De salientar ainda que, como referia o Secretário de Estado da Educação, “é a paixão pelos filhos que nos move” e os problemas na educação que encontramos em Portugal são comuns a muitos outros países. João Costa recordou que é preciso pensar a inclusão como um fator de avaliação, repensar a estrutura curricular, emagrecendo-a, e procurar mais perguntar do que responder, num regresso à metodologia do pré-escolar e obedecendo à urgência de educar para a cidadania.

Em Vila Nova de Gaia, há mais de 100 associações, pelo que o caminho é árduo e é preciso monitorizar as diversas necessidades. Em simultâneo, é importante perceber o que motiva os nossos jovens, o que interessa aos nossos alunos, para que possamos também trabalhar em conjunto com as suas preocupações e aspirações, colocando-nos no seu lugar e dando-lhes voz.
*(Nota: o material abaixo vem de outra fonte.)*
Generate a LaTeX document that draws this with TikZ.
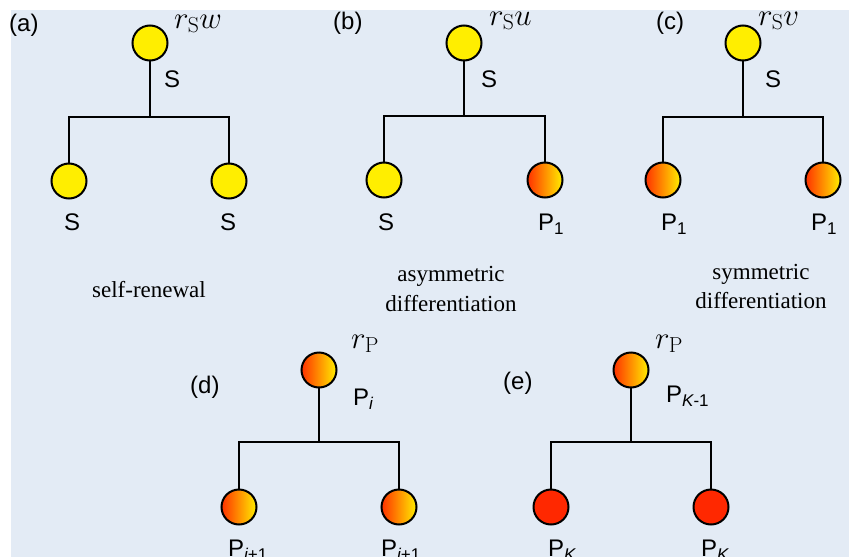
\RequirePackage{fix-cm}
\documentclass[tikz,border=0pt]{standalone}
\usepackage{fontspec}
\newfontfamily\lsans{Liberation Sans}
\newfontfamily\lserif{Liberation Serif}

\definecolor{bg}{RGB}{227,235,245}
\definecolor{stemyellow}{RGB}{255,238,0}
\definecolor{progred}{RGB}{255,40,0}
\definecolor{gradleft}{RGB}{255,50,0}
\definecolor{gradright}{RGB}{255,238,0}

% lowered subscript used in the sans labels
\newcommand\lsub[1]{\raisebox{-4pt}{\fontsize{17}{17}\selectfont #1}}

\tikzset{
  cell/.style={circle, draw=black, line width=2pt, minimum size=35pt, inner sep=0pt},
  stemcell/.style={cell, fill=stemyellow},
  progcell/.style={cell, left color=gradleft, right color=gradright},
  termcell/.style={cell, fill=progred},
  lab/.style={anchor=base west, inner sep=0pt, font=\lsans\fontsize{24}{24}\selectfont},
  rate/.style={anchor=base west, inner sep=0pt, font=\fontsize{31}{31}\selectfont},
  note/.style={anchor=base, inner sep=0pt, font=\lserif\fontsize{23}{23}\selectfont},
  tree/.style={line width=2.3pt, draw=black},
}

\begin{document}
\begin{tikzpicture}[x=1pt,y=-1pt]
\useasboundingbox (0,0) rectangle (849,557);
\fill[bg] (11,10) rectangle (849,557);

% ---------- (a) self-renewal ----------
\coordinate (abar) at (150,117);
\draw[tree] (150,43) -- (abar);
\draw[tree] (69,181) |- (abar) -| (229,181);
\node[stemcell] (a0) at (150,43) {};
\node[stemcell] (a1) at (69,181) {};
\node[stemcell] (a2) at (229,181) {};
\node[lab] (alab) at (9,31) {(a)};
\node[rate] (arate) at (174,28) {$r_{\mathrm S}w$};
\node[lab] (as0) at (164,87) {S};
\node[lab] (as1) at (64,230) {S};
\node[lab] (as2) at (220,230) {S};
\node[note] (anote) at (149,297) {self-renewal};

% ---------- (b) asymmetric differentiation ----------
\coordinate (bbar) at (464,116);
\draw[tree] (464,43) -- (bbar);
\draw[tree] (384,180) |- (bbar) -| (545,180);
\node[stemcell] (b0) at (464,43) {};
\node[stemcell] (b1) at (384,180) {};
\node[progcell] (b2) at (545,180) {};
\node[lab] (blab) at (333,29) {(b)};
\node[rate] (brate) at (489,25) {$r_{\mathrm S}u$};
\node[lab] (bs0) at (481,87) {S};
\node[lab] (bs1) at (378,230) {S};
\node[lab] (bs2) at (538,230) {P\lsub{1}};
\node[note] (bnote1) at (451,281) {asymmetric};
\node[note] (bnote2) at (451,311) {differentiation};

% ---------- (c) symmetric differentiation ----------
\coordinate (cbar) at (743,117);
\draw[tree] (743,43) -- (cbar);
\draw[tree] (663,180) |- (cbar) -| (823,180);
\node[stemcell] (c0) at (743,43) {};
\node[progcell] (c1) at (663,180) {};
\node[progcell] (c2) at (823,180) {};
\node[lab] (clab) at (656,29) {(c)};
\node[rate] (crate) at (758,25) {$r_{\mathrm S}v$};
\node[lab] (cs0) at (765,87) {S};
\node[lab] (cs1) at (661,230) {P\lsub{1}};
\node[lab] (cs2) at (811,230) {P\lsub{1}};
\node[note] (cnote1) at (761,279) {symmetric};
\node[note] (cnote2) at (761,308) {differentiation};

% ---------- (d) progenitor division ----------
\coordinate (dbar) at (319,442);
\draw[tree] (319,370) -- (dbar);
\draw[tree] (239,507) |- (dbar) -| (399,507);
\node[progcell] (d0) at (319,370) {};
\node[progcell] (d1) at (239,507) {};
\node[progcell] (d2) at (399,507) {};
\node[lab] (dlab) at (190,393) {(d)};
\node[rate] (drate) at (351,348) {$r_{\mathrm P}$};
\node[lab] (ds0) at (353,405) {P\lsub{\itshape i}};
\node[lab] (ds1) at (228,556) {P\lsub{{\itshape i}+1}};
\node[lab] (ds2) at (381,556) {P\lsub{{\itshape i}+1}};

% ---------- (e) last progenitor stage ----------
\coordinate (ebar) at (631,442);
\draw[tree] (631,370) -- (ebar);
\draw[tree] (551,507) |- (ebar) -| (711,507);
\node[progcell] (e0) at (631,370) {};
\node[termcell] (e1) at (551,507) {};
\node[termcell] (e2) at (711,507) {};
\node[lab] (elab) at (503,389) {(e)};
\node[rate] (erate) at (655,348) {$r_{\mathrm P}$};
\node[lab] (es0) at (666,402) {P\lsub{{\itshape K}-1}};
\node[lab] (es1) at (548,556) {P\lsub{\itshape K}};
\node[lab] (es2) at (701,556) {P\lsub{\itshape K}};
\end{tikzpicture}
\end{document}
Como dizia a Dra. Paula Fernandes, presidente da CPCJ Gaia Norte – “a Educação da criança é obra de toda a comunidade” -, ou ainda o apresentador Jorge Gabriel – “temos todos de arregaçar as mangas da vontade”. Acredito que uma Comunidade Educativa esclarecida e interventiva faz a diferença na construção de uma Escola Pública de qualidade, uma Escola com Alunos felizes, saudáveis e capazes de cultivar os terrenos mais difíceis de trabalhar: os da inteligência e os da emoção. Este é um dos princípios que nos moveu na  organização do I Congresso Escola. Família e Sociedade que esperamos tenha continuidade, encorajando-nos a manter a dedicação para
investir o (pouco) tempo (extra) de que dispomos para Educar para Ser. Ensinar para Saber.